======== Supplied data

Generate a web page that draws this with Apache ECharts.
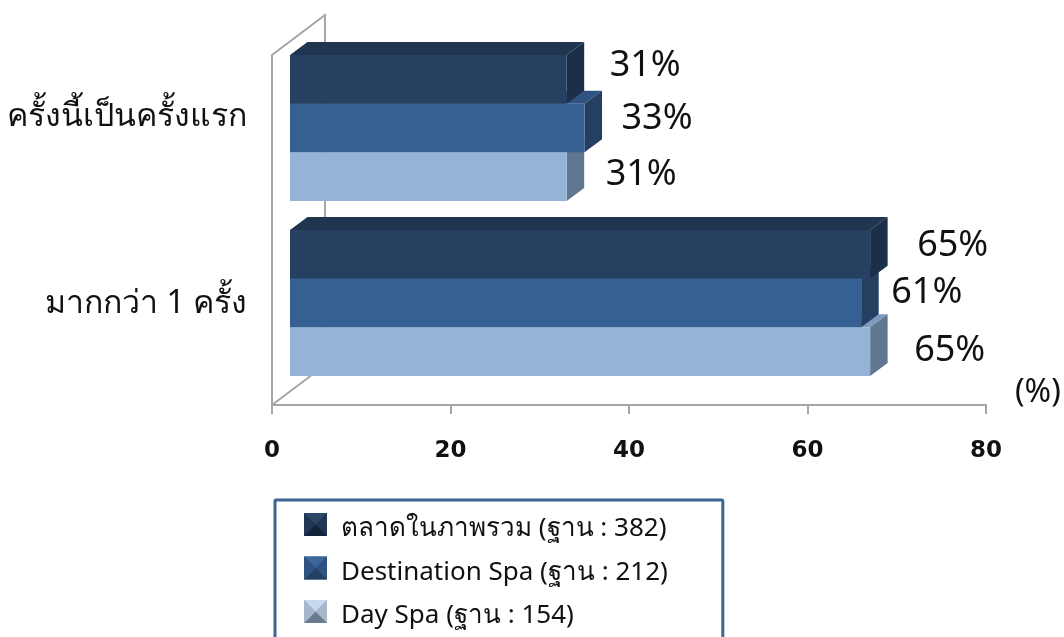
<!DOCTYPE html>
<html>
<head>
<meta charset="utf-8">
<style>html,body{margin:0;padding:0;background:#fff}#c{width:1064px;height:637px}</style>
<script src="https://cdn.jsdelivr.net/npm/echarts@6/dist/echarts.min.js"></script>
</head>
<body>
<div id="c"></div>
<script>
const categories = ['ครั้งนี้เป็นครั้งแรก', 'มากกว่า 1 ครั้ง'];
const seriesNames = ['ตลาดในภาพรวม (ฐาน : 382)', 'Destination Spa (ฐาน : 212)', 'Day Spa (ฐาน : 154)'];
const overallValues = [31, 65];
const destinationValues = [33, 64];
const dayValues = [31, 65];
const overallLabels = ['31%', '65%'];
const destinationLabels = ['33%', '61%'];
const dayLabels = ['31%', '65%'];
const xTicks = [0, 20, 40, 60, 80];

const FONT = '"Noto Sans","Open Sans","DejaVu Sans",sans-serif';
const DEPTH = [17.5, -13], WALL = [53, -40];
const BAR_RATIO = 48.7 / 175, PLANE = [18, -14.5];
const LABEL_NUDGE = [
  [[43, -14], [47, -9]],
  [[37, -9], [30, -10]],
  [[39, -2], [44, -1]]
];
const SKINS = [
  {front: '#254061', top: '#1f3550', side: '#1b2f49'},
  {front: '#376092', top: '#2f5483', side: '#243f60'},
  {front: '#95b3d7', top: '#7d9bc0', side: '#5f7790'}
];
const ICONS = [
  {t: '#2c4868', s: '#1f3654', b: '#11233b'},
  {t: '#3b669c', s: '#2f5282', b: '#24415f'},
  {t: '#c7d9f0', s: '#a8b6ca', b: '#6b7a8d'}
];

function barRenderer(si, labels) {
  return function (params, api) {
    const v = api.value(0), c = api.value(1);
    const p0 = api.coord([0, c]), p1 = api.coord([v, c]);
    const band = api.size([0, 1])[1], h = band * BAR_RATIO;
    const x0 = p0[0] + PLANE[0], x1 = p1[0] + PLANE[0];
    const y0 = p0[1] + PLANE[1] - 1.5 * h + si * h, y1 = y0 + h;
    const d = DEPTH, s = SKINS[si], n = LABEL_NUDGE[si][c];
    return {
      type: 'group',
      children: [
        {type: 'polygon', shape: {points: [[x0, y0], [x1, y0], [x1 + d[0], y0 + d[1]], [x0 + d[0], y0 + d[1]]]}, style: {fill: s.top}},
        {type: 'polygon', shape: {points: [[x1, y0], [x1 + d[0], y0 + d[1]], [x1 + d[0], y1 + d[1]], [x1, y1]]}, style: {fill: s.side}},
        {type: 'rect', shape: {x: x0, y: y0, width: x1 - x0, height: h}, style: {fill: s.front}},
        {type: 'text', x: x1 + n[0], y: (y0 + y1) / 2 + n[1], style: {text: labels[c], fill: '#111', font: '36px ' + FONT, align: 'left', verticalAlign: 'middle'}}
      ]
    };
  };
}
function barSeries(si, values, labels) {
  return {
    name: seriesNames[si], type: 'custom', coordinateSystem: 'cartesian2d', z: 5 - si,
    encode: {x: 0, y: 1}, itemStyle: {color: SKINS[si].front}, silent: true,
    renderItem: barRenderer(si, labels),
    data: values.map((v, i) => [v, i])
  };
}
function wallSeries() {
  return {
    type: 'custom', coordinateSystem: 'cartesian2d', z: 1, silent: true, encode: {x: 0, y: 1},
    renderItem: function (params) {
      const g = params.coordSys, L = g.x, T = g.y, B = g.y + g.height;
      const st = {fill: 'none', stroke: '#a6a6a6', lineWidth: 2};
      return {type: 'group', children: [
        {type: 'polyline', shape: {points: [[L, T], [L + WALL[0], T + WALL[1]], [L + WALL[0], B + WALL[1]]]}, style: st},
        {type: 'line', shape: {x1: L, y1: B, x2: L + WALL[0], y2: B + WALL[1]}, style: st}
      ]};
    },
    data: [[0, 0]]
  };
}
function iconGraphic(i, x, y, size) {
  const c = ICONS[i], m = [x + size / 2, y + size / 2];
  const A = [x, y], B = [x + size, y], C = [x + size, y + size], D = [x, y + size];
  const tri = (p, q, f) => ({type: 'polygon', z: 100, shape: {points: [p, q, m]}, style: {fill: f}});
  return [tri(A, B, c.t), tri(B, C, c.s), tri(C, D, c.b), tri(D, A, c.s)];
}

const chart = echarts.init(document.getElementById('c'), null, {renderer: 'canvas'});
chart.setOption({
  animation: false,
  backgroundColor: '#fff',
  grid: {left: 272, right: 78, top: 55, bottom: 232, containLabel: false},
  xAxis: {
    type: 'value', min: 0, max: 80, interval: 20, position: 'bottom',
    name: '(%)', nameLocation: 'end', nameGap: 29,
    nameTextStyle: {fontFamily: FONT, fontSize: 32, color: '#111', verticalAlign: 'bottom', lineHeight: 24},
    axisLine: {show: true, lineStyle: {color: '#a6a6a6', width: 2}},
    axisTick: {show: true, length: 9, lineStyle: {color: '#a6a6a6', width: 2}},
    splitLine: {show: false},
    axisLabel: {margin: 35, fontFamily: '"DejaVu Sans"', fontWeight: 'bold', fontSize: 23, color: '#111',
      hideOverlap: false, showMinLabel: true, showMaxLabel: true,
      formatter: v => String(xTicks[xTicks.indexOf(v)])}
  },
  yAxis: {
    type: 'category', inverse: true,
    data: categories,
    axisLine: {show: true, onZero: false, lineStyle: {color: '#a6a6a6', width: 2}},
    axisTick: {show: false},
    splitLine: {show: false},
    axisLabel: {margin: 25, fontFamily: FONT, fontSize: 32, color: '#111', interval: 0,
      formatter: (v, i) => '{c' + i + '|' + v + '}',
      rich: {
        c0: {fontFamily: FONT, fontSize: 32, color: '#111', padding: [0, 0, 52, 0]},
        c1: {fontFamily: FONT, fontSize: 32, color: '#111', padding: [0, 0, 28, 0]}
      }}
  },
  legend: {
    show: true, left: 275, top: 500, orient: 'vertical', align: 'left', height: 300,
    padding: [7, 55, 60, 29], itemWidth: 23, itemHeight: 23, itemGap: 8.5,
    borderColor: '#3f6593', borderWidth: 3, backgroundColor: '#fff', borderRadius: 1,
    selectedMode: false,
    formatter: n => '{t|' + n + '}',
    textStyle: {
      fontFamily: FONT, fontSize: 26, color: '#111',
      rich: {t: {fontFamily: FONT, fontSize: 26, color: '#111', lineHeight: 23, padding: [9, 0, 0, 9]}}
    },
    data: seriesNames.map((n, i) => ({name: n, icon: 'rect'}))
  },
  graphic: [].concat(iconGraphic(0, 304, 513, 23), iconGraphic(1, 304, 556.5, 23), iconGraphic(2, 304, 600, 23)),
  series: [
    wallSeries(),
    barSeries(0, overallValues, overallLabels),
    barSeries(1, destinationValues, destinationLabels),
    barSeries(2, dayValues, dayLabels)
  ]
});
</script>
</body>
</html>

================

Leave the pictures out and reproduce exactly the lines from the top of the listing above through the line with "const xTicks = [0, 20, 40, 60, 80];".

▸ **Exercise response**:
Generate a web page that draws this with Apache ECharts.
<!DOCTYPE html>
<html>
<head>
<meta charset="utf-8">
<style>html,body{margin:0;padding:0;background:#fff}#c{width:1064px;height:637px}</style>
<script src="https://cdn.jsdelivr.net/npm/echarts@6/dist/echarts.min.js"></script>
</head>
<body>
<div id="c"></div>
<script>
const categories = ['ครั้งนี้เป็นครั้งแรก', 'มากกว่า 1 ครั้ง'];
const seriesNames = ['ตลาดในภาพรวม (ฐาน : 382)', 'Destination Spa (ฐาน : 212)', 'Day Spa (ฐาน : 154)'];
const overallValues = [31, 65];
const destinationValues = [33, 64];
const dayValues = [31, 65];
const overallLabels = ['31%', '65%'];
const destinationLabels = ['33%', '61%'];
const dayLabels = ['31%', '65%'];
const xTicks = [0, 20, 40, 60, 80];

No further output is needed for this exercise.